Sejak kecil, Bilal selalu termotivasi menjadi untuk menjadi seorang kesatria. Satu nasihat sang ibu yang selalu ia kenang, bahwa seorang yang berjiwa besar dan kesatria adalah manusia yang bisa melepaskan belenggu. Bukan belenggu rantai yang mengikat tangan dan kaki, tetapi melepas belenggu di hati yakni dendam dan pemarah.
Sejak kecil, Bilal selalu mempertanyakan eksistensi berhala yang ada di lingkungan Mekkah. Sistem kehidupan sosial Mekkah kala itu membuatnya tak yakin dengan berhala yang dipuja oleh masyarakat, karena hanya menguntungkan kaum kaya raya dan menindas mayarakat kecil dan hamba sahaya seperti dirinya. Ia pun mencari siapa Tuhan Yang Maha Esa.

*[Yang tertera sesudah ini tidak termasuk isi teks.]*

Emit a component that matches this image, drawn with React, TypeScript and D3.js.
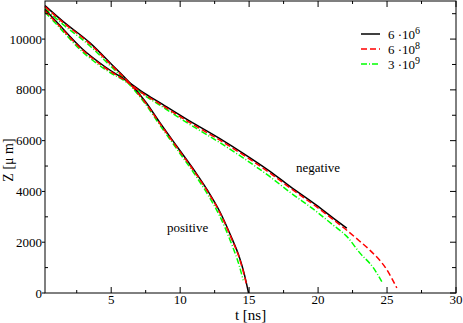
import React from "react";
import * as d3 from "d3";

// positive branch
const posT6 = [0.2, 1.5, 3.44, 5, 6.34, 7.5, 8.52, 9.73, 11.06, 12.0, 12.88, 13.75, 14.3, 14.6, 14.96];
const posZ6 = [11320, 10700, 9860, 9020, 8280, 7520, 6720, 5800, 4800, 4030, 3200, 2150, 1400, 850, 0];
const posT8 = [0.2, 1.5, 3.44, 5, 6.34, 7.5, 8.52, 9.73, 11.06, 12.0, 12.88, 13.75, 14.3, 14.6, 14.85];
const posZ8 = [11280, 10660, 9820, 8980, 8250, 7480, 6680, 5760, 4760, 3990, 3160, 2110, 1360, 800, 250];
const posT9 = [0.2, 1.5, 3.44, 5, 6.34, 7.5, 8.52, 9.73, 11.06, 12.0, 12.88, 13.75, 14.3, 14.57];
const posZ9 = [11200, 10580, 9740, 8910, 8200, 7430, 6620, 5690, 4670, 3880, 3020, 1900, 1050, 500];

// negative branch
const negT6 = [0.2, 1.0, 2.93, 4.5, 6.34, 7.31, 8.52, 10.46, 12.88, 14.57, 16.51, 17.96, 19.9, 21.1, 22.08];
const negZ6 = [11160, 10700, 9600, 8930, 8280, 7900, 7500, 6850, 6080, 5500, 4790, 4200, 3450, 2950, 2550];
const negT8 = [0.2, 1.0, 2.93, 4.5, 6.34, 7.31, 8.52, 10.46, 12.88, 14.57, 16.51, 17.96, 19.9, 21.1, 22.08, 23.0, 23.77, 24.98, 25.71];
const negZ8 = [11120, 10660, 9560, 8890, 8250, 7850, 7450, 6790, 6020, 5440, 4730, 4140, 3390, 2890, 2470, 2050, 1680, 920, 200];
const negT9 = [0.2, 1.0, 2.93, 4.5, 6.34, 7.31, 8.52, 10.46, 12.88, 14.57, 16.51, 17.96, 19.9, 21.1, 22.08, 23.04, 24.0, 24.62];
const negZ9 = [11060, 10600, 9490, 8830, 8220, 7820, 7400, 6720, 5920, 5320, 4580, 3970, 3200, 2670, 2230, 1570, 1000, 450];

const xMajor = [5, 10, 15, 20, 25, 30];
const xMinor = [2.5, 7.5, 12.5, 17.5, 22.5, 27.5];
const yMajor = [0, 2000, 4000, 6000, 8000, 10000];
const yMinor = [1000, 3000, 5000, 7000, 9000, 11000];

const legendItems = [
  { base: "6 \u00b710", exp: "6", color: "#000000", dash: "" },
  { base: "6 \u00b710", exp: "8", color: "#ff0000", dash: "6,3" },
  { base: "3 \u00b710", exp: "9", color: "#00ff00", dash: "6,2,1,2" },
];

const W = 463;
const H = 323;
const left = 45, right = 456, top = 1, bottom = 293;
const font = "'Liberation Serif', 'DejaVu Serif', serif";

export default function App() {
  const x = d3.scaleLinear().domain([0.2, 30]).range([left, right]);
  const y = d3.scaleLinear().domain([0, 11500]).range([bottom, top]);
  const line = d3
    .line<[number, number]>()
    .x((d) => x(d[0]))
    .y((d) => y(d[1]))
    .curve(d3.curveMonotoneX);

  const zip = (t: number[], z: number[]) => t.map((v, i) => [v, z[i]] as [number, number]);

  const series = [
    { d: zip(posT9, posZ9), color: "#00ff00", dash: "6,2,1,2" },
    { d: zip(negT9, negZ9), color: "#00ff00", dash: "6,2,1,2" },
    { d: zip(posT6, posZ6), color: "#000000", dash: "" },
    { d: zip(negT6, negZ6), color: "#000000", dash: "" },
    { d: zip(posT8, posZ8), color: "#ff0000", dash: "6,3" },
    { d: zip(negT8, negZ8), color: "#ff0000", dash: "6,3" },
  ];

  return (
    <div style={{ position: "absolute", left: 0, top: 0 }}>
      <svg width={W} height={H} style={{ display: "block", background: "#fff" }}>
        {/* curves */}
        {series.map((s, i) => (
          <path
            key={i}
            d={line(s.d) || ""}
            fill="none"
            stroke={s.color}
            strokeWidth={1.5}
            strokeDasharray={s.dash || undefined}
          />
        ))}

        {/* frame */}
        <rect x={left} y={top} width={right - left} height={bottom - top} fill="none" stroke="#000" strokeWidth={1} />

        {/* x ticks */}
        {xMajor.map((v) => (
          <g key={"xm" + v}>
            <line x1={x(v)} x2={x(v)} y1={bottom} y2={bottom - 6} stroke="#000" />
            <line x1={x(v)} x2={x(v)} y1={top} y2={top + 6} stroke="#000" />
            <text x={x(v)} y={304} fontSize={13} fontFamily={font} textAnchor="middle">
              {v}
            </text>
          </g>
        ))}
        {xMinor.map((v) => (
          <g key={"xn" + v}>
            <line x1={x(v)} x2={x(v)} y1={bottom} y2={bottom - 3} stroke="#000" />
            <line x1={x(v)} x2={x(v)} y1={top} y2={top + 3} stroke="#000" />
          </g>
        ))}

        {/* y ticks */}
        {yMajor.map((v) => (
          <g key={"ym" + v}>
            <line x1={left - 3} x2={left} y1={y(v)} y2={y(v)} stroke="#000" />
            <line x1={right} x2={right - 6} y1={y(v)} y2={y(v)} stroke="#000" />
            <text x={42} y={y(v)} fontSize={13} fontFamily={font} textAnchor="end" dominantBaseline="central">
              {v}
            </text>
          </g>
        ))}
        {yMinor.map((v) => (
          <g key={"yn" + v}>
            <line x1={left} x2={left + 3} y1={y(v)} y2={y(v)} stroke="#000" />
            <line x1={right} x2={right - 4} y1={y(v)} y2={y(v)} stroke="#000" />
          </g>
        ))}

        {/* axis titles */}
        <text x={(left + right) / 2} y={320} fontSize={15} fontFamily={font} textAnchor="middle">
          t [ns]
        </text>
        <text transform="translate(13,160) rotate(-90)" fontSize={14} fontFamily={font} textAnchor="middle">
          Z [μ m]
        </text>

        {/* annotations */}
        <text x={296} y={172} fontSize={13} fontFamily={font}>negative</text>
        <text x={167} y={232} fontSize={13} fontFamily={font}>positive</text>

        {/* legend */}
        {legendItems.map((it, i) => {
          const ly = 34 + i * 15;
          return (
            <g key={"lg" + i}>
              <line x1={361} x2={380} y1={ly} y2={ly} stroke={it.color} strokeWidth={1.5} strokeDasharray={it.dash || undefined} />
              <text x={388} y={ly + 4.5} fontSize={13} fontFamily={font}>
                {it.base}
                <tspan dy={-5} fontSize={10}>{it.exp}</tspan>
              </text>
            </g>
          );
        })}
      </svg>
    </div>
  );
}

Setelah bertemu dengan pembawa pesan kedamaian yang membawa agama Tuhan Yang Maha Esa, Bilal pun makin yakin dengan mimpinya menjadi manusia merdeka. Untuk menjadi manusia merdeka, banyak perjuangan yang dilalui, namun karena yakin dengan ajaran Tuhan Yang Maha Esa, Bilal pun kuat menghadapinya.